6. The process of claim 4 wherein said predetermined temperature is 0.degree. centigrade.

7. The process of claim 4, including the step of:

(e) sensing the temperature in the vicinity of at lease one of said applicators and interrupting radiation of electromagnetic energy through said applicators while said temperature in the vicinity of at least one of said applicators exceeds a predetermined temperature indicative of the overheating of said applicators.

8. The process of claim 7, further including the step of:

intermittently activating and deactivating the radiation of electromagnetic energy through said applicators in response to a timer after said sensed temperature has risen to said second predetermined temperature to maintain said material at about said second predetermined temperature.

9. The process of claim 7, wherein the step of sensing the temperature of said material includes measuring the temperature at three different depths in said material, one measurement being taken at the surface, one at a depth of one-half the depth of said elongate applicators, and one at the full depth of said elongate applicators.

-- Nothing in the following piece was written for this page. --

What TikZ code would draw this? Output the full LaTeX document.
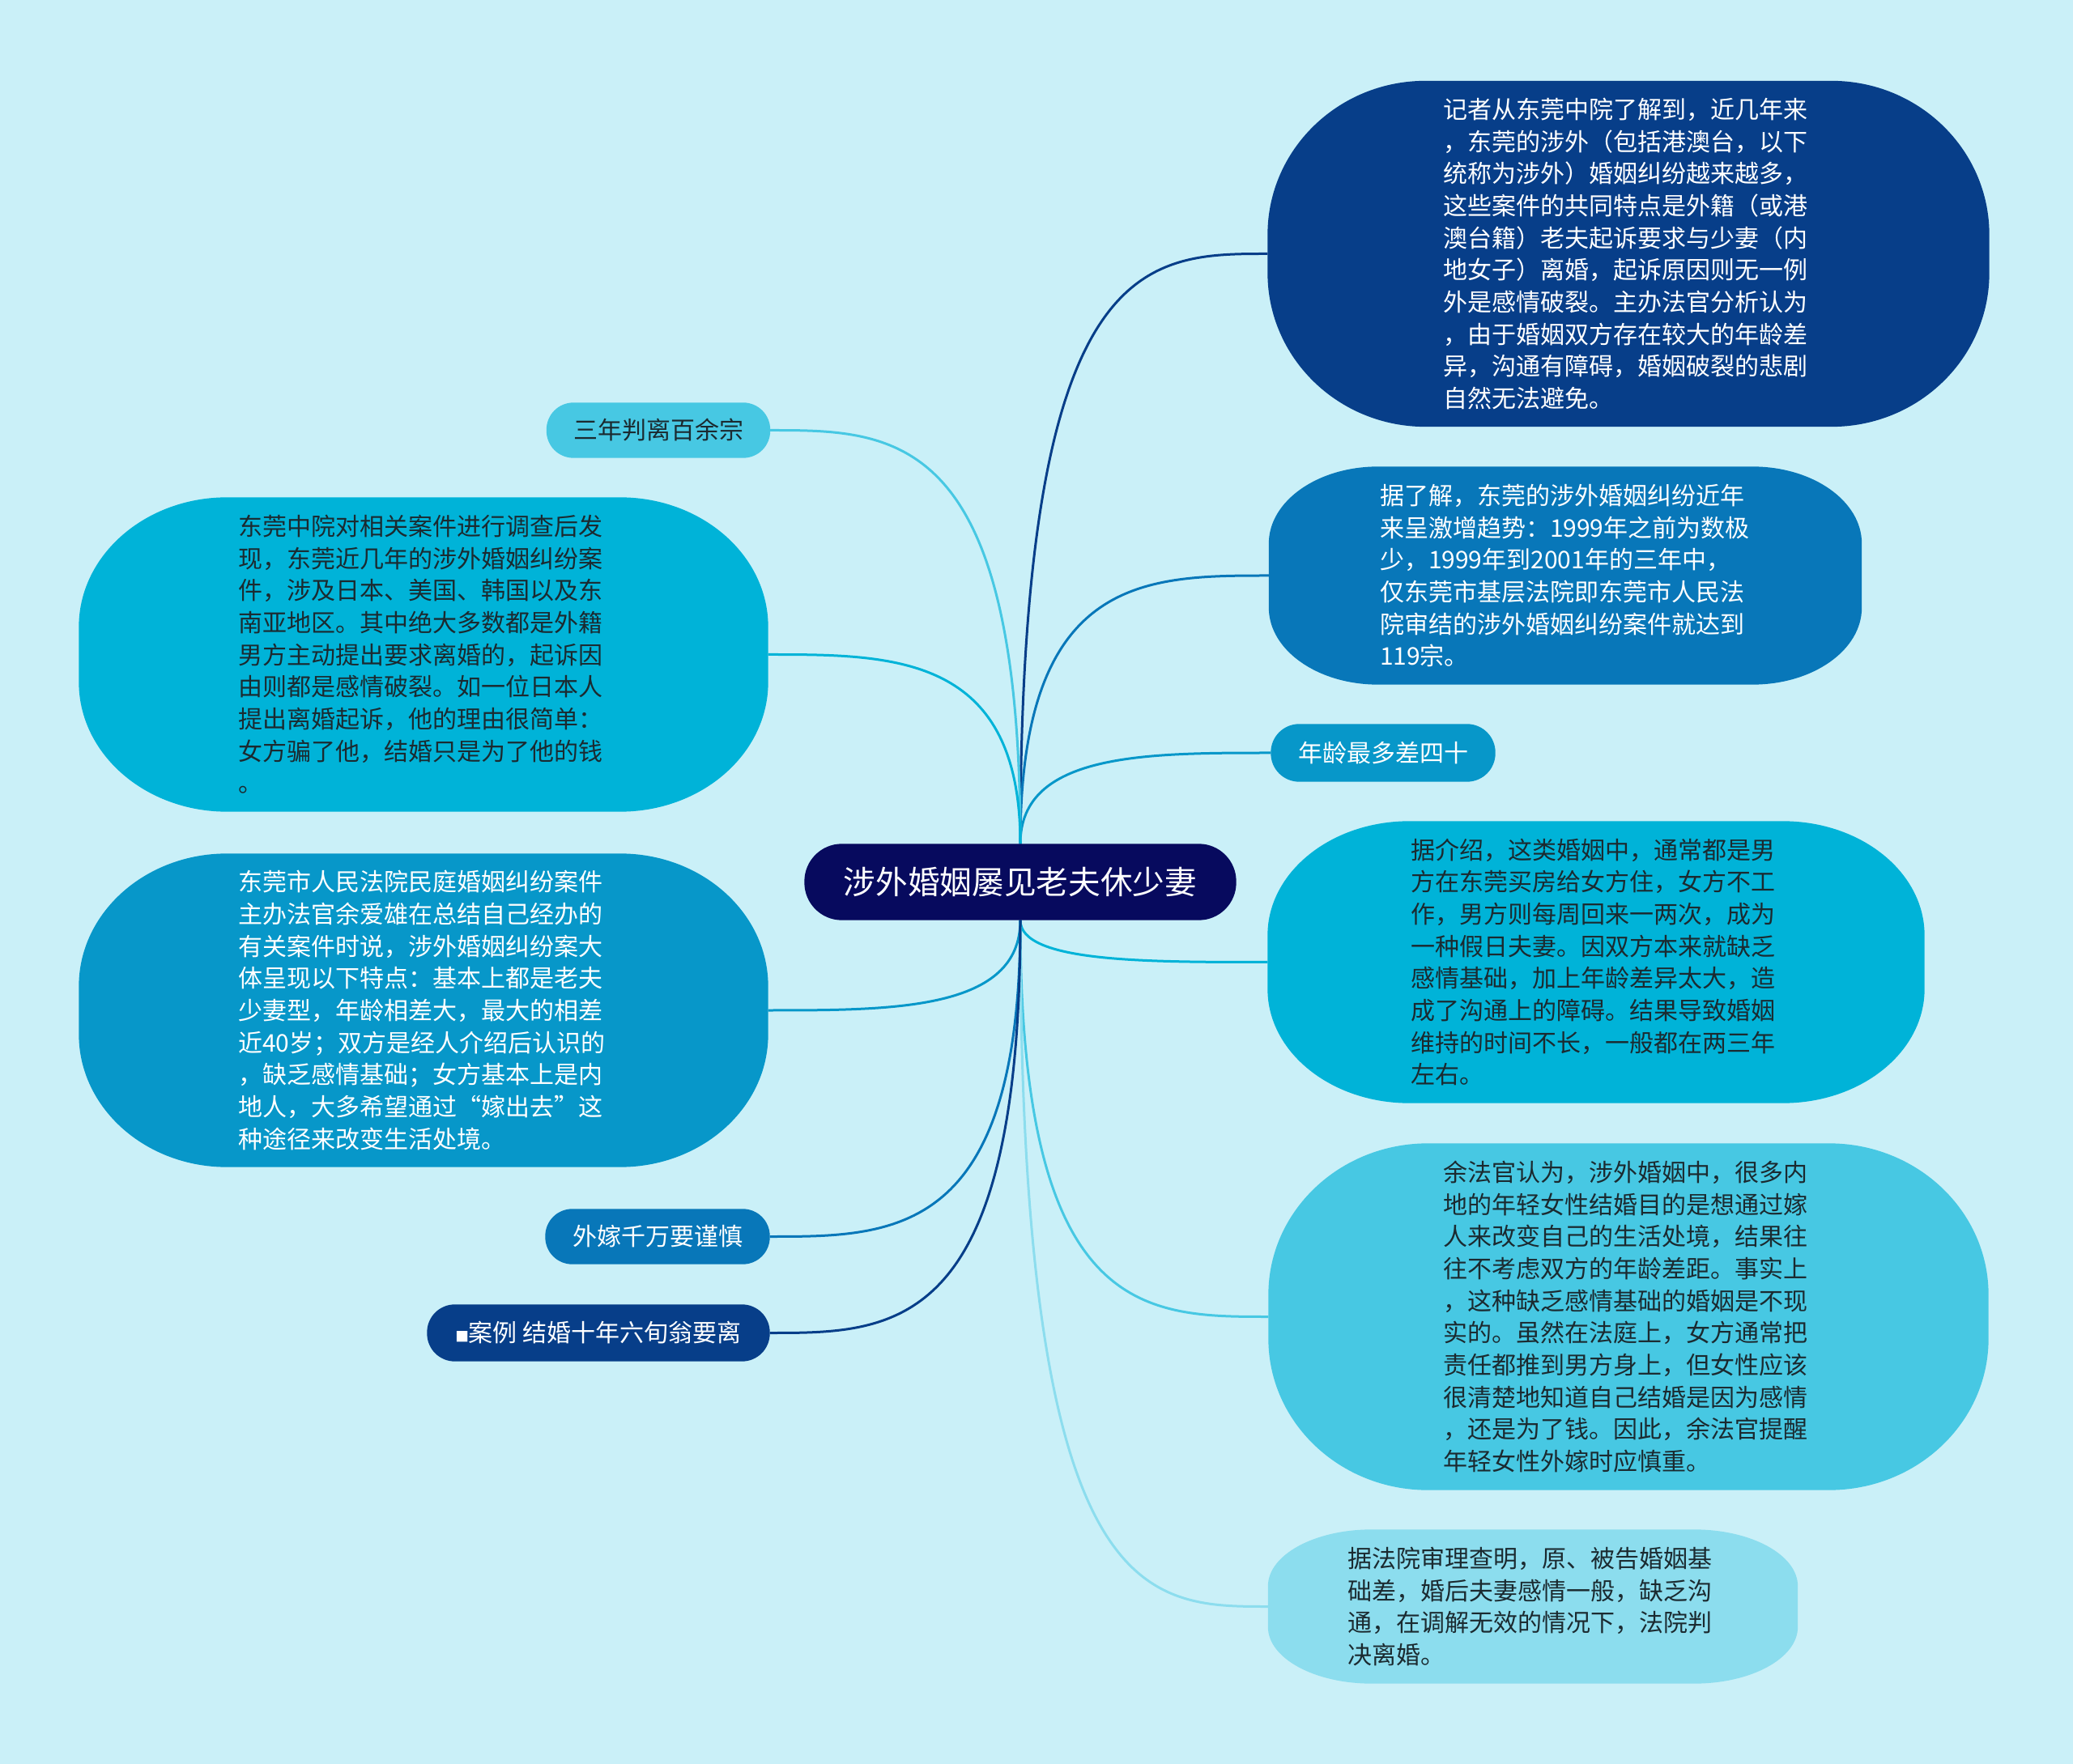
\documentclass[tikz,border=0pt]{standalone}
\usepackage{fontspec}
\setmainfont{Noto Sans CJK SC}
\usetikzlibrary{calc}
\definecolor{bgc}{HTML}{CAF0F8}
\definecolor{cnav}{HTML}{070A5E}
\definecolor{cA}{HTML}{073E89}
\definecolor{cB}{HTML}{0877B9}
\definecolor{cC}{HTML}{0797C9}
\definecolor{cD}{HTML}{00B3D8}
\definecolor{cE}{HTML}{47C8E3}
\definecolor{cF}{HTML}{8CDDEE}
\definecolor{dtext}{HTML}{1B2A30}
\pgfdeclarelayer{bglayer}
\pgfdeclarelayer{shapelayer}
\pgfsetlayers{bglayer,shapelayer,main}
\newcommand\pillfill[4]{%
 \fill[#4] let \p1=(#1.north west), \p2=(#1.south east) in
  (\x1+#2,\y1) -- (\x2-#2,\y1) arc[start angle=90,end angle=0,x radius=#2,y radius=#3]
  -- (\x2,\y2+#3) arc[start angle=0,end angle=-90,x radius=#2,y radius=#3]
  -- (\x1+#2,\y2) arc[start angle=-90,end angle=-180,x radius=#2,y radius=#3]
  -- (\x1,\y1-#3) arc[start angle=180,end angle=90,x radius=#2,y radius=#3] -- cycle;}
\newcommand\mmlink[3]{%
 \coordinate (kk) at (#1 |- #2);
 \draw[link,#3] (#1) .. controls (kk) and ($(kk)!0.5!(#2)$) .. (#2);}
\tikzset{
 body/.style={inner sep=0pt, align=left, text width=137.4pt, font=\fontsize{9pt}{11.9pt}\selectfont},
 tag/.style={inner sep=0pt, align=center, font=\fontsize{9pt}{11.9pt}\selectfont},
 link/.style={line width=0.9pt},
}
\begin{document}
\begin{tikzpicture}[x=0.3pt,y=-0.3pt]
% central topic
\node[inner sep=0pt, minimum width=159.6pt, minimum height=27.9pt, text=white,
      font=\fontsize{11.9pt}{14pt}\selectfont] (c) at (1260,1089.5) {涉外婚姻屡见老夫休少妻};
% right side
\node[body, text=white, minimum width=267pt, minimum height=127.8pt] (r1) at (2011,313.5) {记者从东莞中院了解到，近几年来\\，东莞的涉外（包括港澳台，以下\\统称为涉外）婚姻纠纷越来越多，\\这些案件的共同特点是外籍（或港\\澳台籍）老夫起诉要求与少妻（内\\地女子）离婚，起诉原因则无一例\\外是感情破裂。主办法官分析认为\\，由于婚姻双方存在较大的年龄差\\异，沟通有障碍，婚姻破裂的悲剧\\自然无法避免。};
\node[body, text=white, minimum width=219.3pt, minimum height=80.4pt] (r2) at (1933,711) {据了解，东莞的涉外婚姻纠纷近年\\来呈激增趋势：1999年之前为数极\\少，1999年到2001年的三年中，\\仅东莞市基层法院即东莞市人民法\\院审结的涉外婚姻纠纷案件就达到\\119宗。};
\node[tag, text=white, minimum width=82.8pt, minimum height=21pt] (r3) at (1708,930) {年龄最多差四十};
\node[body, text=dtext, minimum width=243pt, minimum height=104.1pt] (r4) at (1971,1188.5) {据介绍，这类婚姻中，通常都是男\\方在东莞买房给女方住，女方不工\\作，男方则每周回来一两次，成为\\一种假日夫妻。因双方本来就缺乏\\感情基础，加上年龄差异太大，造\\成了沟通上的障碍。结果导致婚姻\\维持的时间不长，一般都在两三年\\左右。};
\node[body, text=dtext, minimum width=266.4pt, minimum height=128.1pt] (r5) at (2011,1626.5) {余法官认为，涉外婚姻中，很多内\\地的年轻女性结婚目的是想通过嫁\\人来改变自己的生活处境，结果往\\往不考虑双方的年龄差距。事实上\\，这种缺乏感情基础的婚姻是不现\\实的。虽然在法庭上，女方通常把\\责任都推到男方身上，但女性应该\\很清楚地知道自己结婚是因为感情\\，还是为了钱。因此，余法官提醒\\年轻女性外嫁时应慎重。};
\node[body, text=dtext, minimum width=195.9pt, minimum height=56.7pt] (r6) at (1893,1984.5) {据法院审理查明，原、被告婚姻基\\础差，婚后夫妻感情一般，缺乏沟\\通，在调解无效的情况下，法院判\\决离婚。};
% left side
\node[tag, text=dtext, minimum width=82.5pt, minimum height=20.1pt] (l1) at (813,531.5) {三年判离百余宗};
\node[body, text=dtext, minimum width=255pt, minimum height=116.1pt] (l2) at (523,808.5) {东莞中院对相关案件进行调查后发\\现，东莞近几年的涉外婚姻纠纷案\\件，涉及日本、美国、韩国以及东\\南亚地区。其中绝大多数都是外籍\\男方主动提出要求离婚的，起诉因\\由则都是感情破裂。如一位日本人\\提出离婚起诉，他的理由很简单：\\女方骗了他，结婚只是为了他的钱\\。};
\node[body, text=white, minimum width=255pt, minimum height=115.8pt] (l3) at (523,1248) {东莞市人民法院民庭婚姻纠纷案件\\主办法官余爱雄在总结自己经办的\\有关案件时说，涉外婚姻纠纷案大\\体呈现以下特点：基本上都是老夫\\少妻型，年龄相差大，最大的相差\\近40岁；双方是经人介绍后认识的\\，缺乏感情基础；女方基本上是内\\地人，大多希望通过“嫁出去”这\\种途径来改变生活处境。};
\node[tag, text=white, minimum width=82.8pt, minimum height=20.1pt] (l4) at (812,1527.5) {外嫁千万要谨慎};
\node[tag, text=white, minimum width=126.6pt, minimum height=20.7pt] (l5) at (739,1646.5) {{\fontsize{5pt}{6pt}\selectfont ■}案例 结婚十年六旬翁要离};
\begin{pgfonlayer}{bglayer}
\fill[bgc] (0,0) rectangle (2560,2179);
\mmlink{c.north}{r1.west}{cA}
\mmlink{c.north}{r2.west}{cB}
\mmlink{c.north}{r3.west}{cC}
\mmlink{c.south}{r4.west}{cD}
\mmlink{c.south}{r5.west}{cE}
\mmlink{c.south}{r6.west}{cF}
\mmlink{c.north}{l1.east}{cE}
\mmlink{c.north}{l2.east}{cD}
\mmlink{c.south}{l3.east}{cC}
\mmlink{c.south}{l4.east}{cB}
\mmlink{c.south}{l5.east}{cA}
\end{pgfonlayer}
\begin{pgfonlayer}{shapelayer}
\pillfill{c}{13.9pt}{13.9pt}{cnav}
\pillfill{r1}{58.5pt}{57pt}{cA}
\pillfill{r2}{40.5pt}{28.5pt}{cB}
\pillfill{r3}{10.5pt}{10.5pt}{cC}
\pillfill{r4}{52.5pt}{42.3pt}{cD}
\pillfill{r5}{59.1pt}{56.1pt}{cE}
\pillfill{r6}{38.4pt}{21pt}{cF}
\pillfill{l1}{10pt}{10pt}{cE}
\pillfill{l2}{54.9pt}{48pt}{cD}
\pillfill{l3}{54.9pt}{49.2pt}{cC}
\pillfill{l4}{10pt}{10pt}{cB}
\pillfill{l5}{10.3pt}{10.3pt}{cA}
\end{pgfonlayer}
\end{tikzpicture}
\end{document}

10. Apparatus for preparing frozen material for removal comprising:

(a) a plurality of cylindrical coaxial electromagnetic wave applicators slotted along a substantial portion of their length for insertion into said frozen material;

(b) electromagnetic energy generator means coupled to said applicators;

(c) at least one temperature sensor for insertion into said frozen material a selected distance from said applicators;

(d) first control means to initiate electromagnetic energy generation from said generator;

(e) second control means for interrupting electromagnetic energy generation from said generator when the temperature sensed by said temperature sensor exceeds a predetermined temperature, said selected distance being such that, when said apparatus is in operation, portions of said material remain frozen.

11. The apparatus of claim 10 wherein said first control means initiates electromagnetic energy generation when said temperature sensor senses a temperature below a second predetermined temperature.